Functionality, logic and control (PHP, SQL and an instance of JavaScript) - PHP is mainly the technology that is used
to program SMCoogle web app that uses SQL to query the database and a bit of a JavaScript to display a dynamic date-year on the footer.
The document structure is separated so that HTML5 structures it in different parts. Pages that are common
among different documents in the root directory are separated to make sure changes are made just one time rather than
changing them separately on each page. This is demonstrated by using PHP that adds the nav.php on the top part of the HTML5
document and footer.php at the bottom of it. Pages or scripts are compartmentalize for easy reuse
and general web app management.
Search query on the search page (index.php) - the search section of the web app uses a
GET method on an HTML form elment since the information provided by the user isn't confidential as well
that it creates a useful URL host.com/index.php?keyword=John&submit=Search in case users want to
save the query where the keyword typed is 'John' as an example. The PHP script is in the same page using
$_SERVER['PHP_SELF'] (see form's action attribute from the screen shot). For security purposes, htmlspecialchars() PHP function
is employed to avert savy hackers who can inject sneaky codes that will mess up the web app.
The server-side programming language (PHP) or script checks if the form is empty. It'll remind users to type a keyword search item in case they submitted an empty
input box. Using include("filelocation/here.php") function, the script from main page pulls other scripts
from the include folder.
Finally, once all the database connection and set-up are completed, the search script begins
(include/dbsearchquery.php). On the search script, it makes sure that
the user entered a keyword if not there will be a display that the input box is empty.
If a keyword is entered a search query using a select statement and a wildcard '%'
is used to check the database if the row in pagecontent column matches anything that is
associated with the keyword (SELECT * FROM $tablename WHERE pagecontent LIKE '%$keyword%'").
For example, if the user typed 'John', the query searches for anything that looks like 'John' before and after
the word in a sentence or a paragraph. Then a conditional statement if $queryresult->num_rows > 0
or if a search produces at least one record, it loops through the record
or while($row = $queryresult->fetch_assoc()), counts using substr_count($row[pagecontent], $keyword)
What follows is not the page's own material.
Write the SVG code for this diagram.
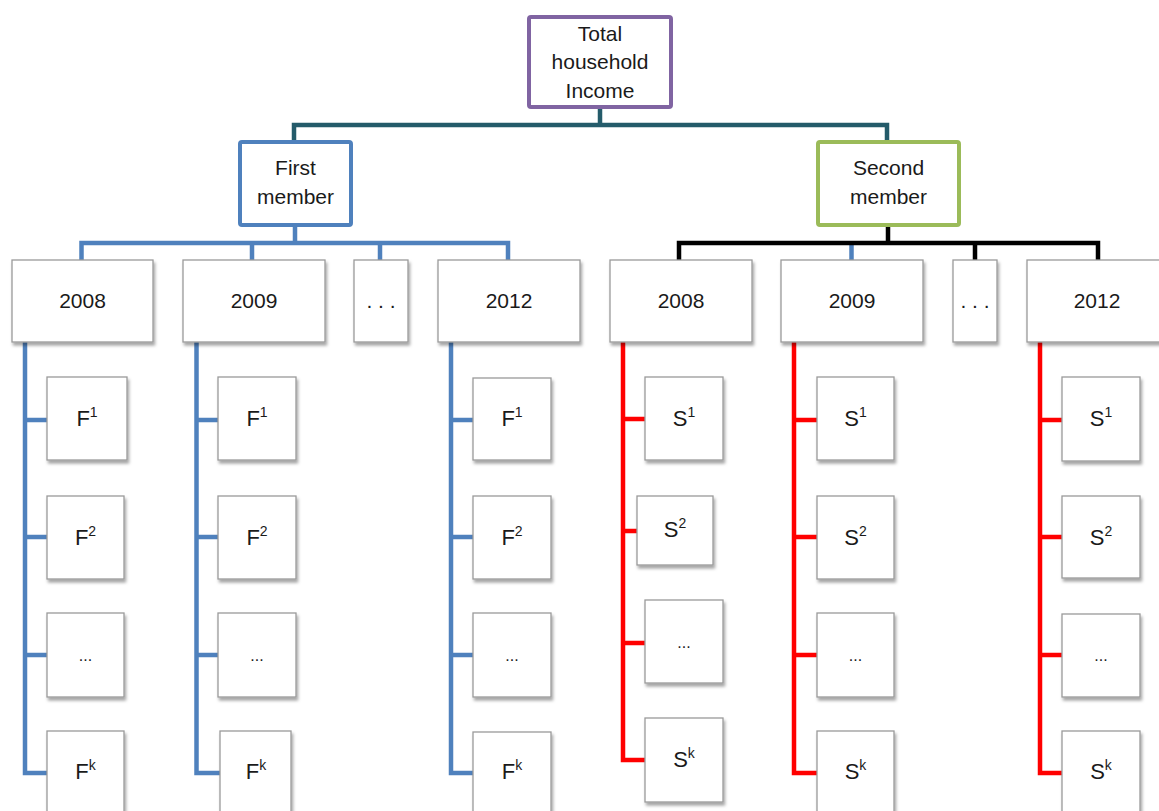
<svg xmlns="http://www.w3.org/2000/svg" width="1159" height="811" viewBox="0 0 1159 811">
<defs>
<filter id="sh" x="-20%" y="-20%" width="150%" height="150%">
<feDropShadow dx="1.5" dy="3" stdDeviation="1.8" flood-color="#000" flood-opacity="0.35"/>
</filter>
<style>
.t{font-family:"Liberation Sans",Arial,sans-serif;font-size:21px;fill:#1a1a1a;text-anchor:middle}
.c{font-family:"Liberation Sans",Arial,sans-serif;font-size:22px;fill:#1a1a1a;text-anchor:middle}
.sup{font-size:14px}
.dots{font-family:"Liberation Sans",Arial,sans-serif;font-size:16px;fill:#1a1a1a;text-anchor:middle}
.box{fill:#fff;stroke:#9a9a9a;stroke-width:1.3;filter:url(#sh)}
.teal{fill:none;stroke:#245B6A;stroke-width:4.5}
.blue{fill:none;stroke:#4F81BD;stroke-width:4.5}
.black{fill:none;stroke:#000;stroke-width:4.5}
.red{fill:none;stroke:#FF0000;stroke-width:4.5}
</style>
</defs>
<rect width="1159" height="811" fill="#fff"/>

<g id="connectors">
<path class="teal" d="M600 109V125M294 140V125H887V140"/>
<path class="blue" d="M295 227V243M81.5 260V243H508V260M252 243V260M380 243V260"/>
<path class="blue" d="M851.5 243V260"/>
<path class="black" d="M888 227V243M679 260V243H1098V260M975 243V260"/>
<!-- left member columns -->
<path class="blue" d="M25 342V773H47M25 420H47M25 537H47M25 655H47"/>
<path class="blue" d="M196.5 342V773H220M196.5 420H218M196.5 537H218M196.5 655H218"/>
<path class="blue" d="M451 342V773H473M451 420H473M451 537H473M451 655H473"/>
<!-- right member columns -->
<path class="red" d="M623 342V760H645M623 419H645M623 531H637M623 643H645"/>
<path class="red" d="M794 342V773H817M794 420H817M794 537H817M794 655H817"/>
<path class="red" d="M1040 342V773H1062M1040 420H1062M1040 537H1062M1040 655H1062"/>
</g>

<g id="total">
<rect x="529" y="17" width="142" height="90" rx="2" fill="#fff" stroke="#8064A2" stroke-width="4"/>
<text class="t" x="600" y="41">Total</text>
<text class="t" x="600" y="69">household</text>
<text class="t" x="600" y="98">Income</text>
</g>

<g id="first-member">
<rect x="240" y="142" width="111" height="83" rx="2" fill="#fff" stroke="#4F81BD" stroke-width="4"/>
<text class="t" x="295.5" y="175">First</text>
<text class="t" x="295.5" y="204">member</text>
</g>

<g id="second-member">
<rect x="818" y="142" width="141" height="83" rx="2" fill="#fff" stroke="#9BBB59" stroke-width="4"/>
<text class="t" x="888.5" y="175">Second</text>
<text class="t" x="888.5" y="204">member</text>
</g>

<!-- year boxes, first member -->
<g id="f-2008"><rect class="box" x="12" y="260" width="141" height="82"/><text class="t" x="82.5" y="308">2008</text></g>
<g id="f-2009"><rect class="box" x="183" y="260" width="142" height="82"/><text class="t" x="254" y="308">2009</text></g>
<g id="f-dots"><rect class="box" x="354" y="260" width="54" height="82"/><text class="t" x="381" y="308">. . .</text></g>
<g id="f-2012"><rect class="box" x="438" y="260" width="142" height="82"/><text class="t" x="509" y="308">2012</text></g>

<!-- year boxes, second member -->
<g id="s-2008"><rect class="box" x="610" y="260" width="142" height="82"/><text class="t" x="681" y="308">2008</text></g>
<g id="s-2009"><rect class="box" x="781" y="260" width="142" height="82"/><text class="t" x="852" y="308">2009</text></g>
<g id="s-dots"><rect class="box" x="953" y="260" width="44" height="82"/><text class="t" x="975" y="308">. . .</text></g>
<g id="s-2012"><rect class="box" x="1027" y="260" width="142" height="82"/><text class="t" x="1097" y="308">2012</text></g>

<!-- first member 2008 children -->
<g id="f08-1"><rect class="box" x="47" y="377" width="80" height="83"/><text class="c" x="87" y="426">F<tspan class="sup" dy="-9">1</tspan></text></g>
<g id="f08-2"><rect class="box" x="47" y="496" width="77" height="83"/><text class="c" x="85.5" y="545">F<tspan class="sup" dy="-9">2</tspan></text></g>
<g id="f08-3"><rect class="box" x="47" y="613" width="77" height="84"/><text class="dots" x="85.5" y="661">...</text></g>
<g id="f08-k"><rect class="box" x="47" y="731" width="77" height="84"/><text class="c" x="85.5" y="779">F<tspan class="sup" dy="-9">k</tspan></text></g>

<!-- first member 2009 children -->
<g id="f09-1"><rect class="box" x="218" y="377" width="78" height="83"/><text class="c" x="257" y="426">F<tspan class="sup" dy="-9">1</tspan></text></g>
<g id="f09-2"><rect class="box" x="218" y="496" width="78" height="83"/><text class="c" x="257" y="545">F<tspan class="sup" dy="-9">2</tspan></text></g>
<g id="f09-3"><rect class="box" x="218" y="613" width="78" height="84"/><text class="dots" x="257" y="661">...</text></g>
<g id="f09-k"><rect class="box" x="220" y="731" width="71" height="84"/><text class="c" x="256" y="779">F<tspan class="sup" dy="-9">k</tspan></text></g>

<!-- first member 2012 children -->
<g id="f12-1"><rect class="box" x="473" y="378" width="78" height="82"/><text class="c" x="512" y="426">F<tspan class="sup" dy="-9">1</tspan></text></g>
<g id="f12-2"><rect class="box" x="473" y="496" width="78" height="83"/><text class="c" x="512" y="545">F<tspan class="sup" dy="-9">2</tspan></text></g>
<g id="f12-3"><rect class="box" x="473" y="613" width="78" height="84"/><text class="dots" x="512" y="661">...</text></g>
<g id="f12-k"><rect class="box" x="473" y="732" width="78" height="84"/><text class="c" x="512" y="779">F<tspan class="sup" dy="-9">k</tspan></text></g>

<!-- second member 2008 children -->
<g id="s08-1"><rect class="box" x="645" y="377" width="78" height="83"/><text class="c" x="684" y="426">S<tspan class="sup" dy="-9">1</tspan></text></g>
<g id="s08-2"><rect class="box" x="637" y="496" width="76" height="69"/><text class="c" x="675" y="537">S<tspan class="sup" dy="-9">2</tspan></text></g>
<g id="s08-3"><rect class="box" x="645" y="600" width="78" height="83"/><text class="dots" x="684" y="648">...</text></g>
<g id="s08-k"><rect class="box" x="645" y="718" width="78" height="84"/><text class="c" x="684" y="767">S<tspan class="sup" dy="-9">k</tspan></text></g>

<!-- second member 2009 children -->
<g id="s09-1"><rect class="box" x="817" y="377" width="77" height="83"/><text class="c" x="855.5" y="426">S<tspan class="sup" dy="-9">1</tspan></text></g>
<g id="s09-2"><rect class="box" x="817" y="496" width="77" height="83"/><text class="c" x="855.5" y="545">S<tspan class="sup" dy="-9">2</tspan></text></g>
<g id="s09-3"><rect class="box" x="817" y="613" width="77" height="84"/><text class="dots" x="855.5" y="661">...</text></g>
<g id="s09-k"><rect class="box" x="817" y="731" width="77" height="84"/><text class="c" x="855.5" y="779">S<tspan class="sup" dy="-9">k</tspan></text></g>

<!-- second member 2012 children -->
<g id="s12-1"><rect class="box" x="1062" y="377" width="78" height="84"/><text class="c" x="1101" y="426">S<tspan class="sup" dy="-9">1</tspan></text></g>
<g id="s12-2"><rect class="box" x="1062" y="496" width="78" height="82"/><text class="c" x="1101" y="545">S<tspan class="sup" dy="-9">2</tspan></text></g>
<g id="s12-3"><rect class="box" x="1062" y="614" width="78" height="83"/><text class="dots" x="1101" y="661">...</text></g>
<g id="s12-k"><rect class="box" x="1062" y="731" width="78" height="84"/><text class="c" x="1101" y="779">S<tspan class="sup" dy="-9">k</tspan></text></g>
</svg>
then collect the numbers through accumulation in $querytotalcount += $queryresultcount
and displays them.
Data integrity (inserting or sending clean data to and through the server) - users can add
a URL on the 'Submit' page (addurl.php) where the script file inserturl.php. In it, the script checks
if the input box is empty or not. If a keyword is entered, the script cleans it to make sure that there are no funny
characters that could inject malicious code. A cleandata() custom-made PHP function
was made to do this (cleandata.php inside the include folder). Another use of this custom-made PHP function
is to make sure that the Contact page (contact.php in the root directory) have clean input data like name, email and message.
Going back to the Submit page, the script uses a function called file_get_contents("some url"). The input field on
the Submit page assigns the typed keyword on a PHP url variable where it reads the external URL file into a string.
That string is assigned to pagedata variable where any single quotes is replaced with space. The cleandata() function took
care of cleaning the data where any special characters are converted to HTML entities (demonstrated using htmlspecialchars() function
in custom-made cleandata() function). Although validation is another form of measure to handle data
inputs on Contact page, for example, the focus of the web app is the concept of search engine even though it does show
some HTML5 validation using required, pattern (regex) or text type (such as 'url' where HTML5 forces the user to enter only http://url.com type of
string) attributes. Ideally, validations should also not just only be done on both the client-side
(even though HTML5 and JavaScript could be disabled) and server-side (in this case PHP or some other like ASP.NET).
Also, each folders in the directory has index.php so that users will not be able
to look at what files are in these folders.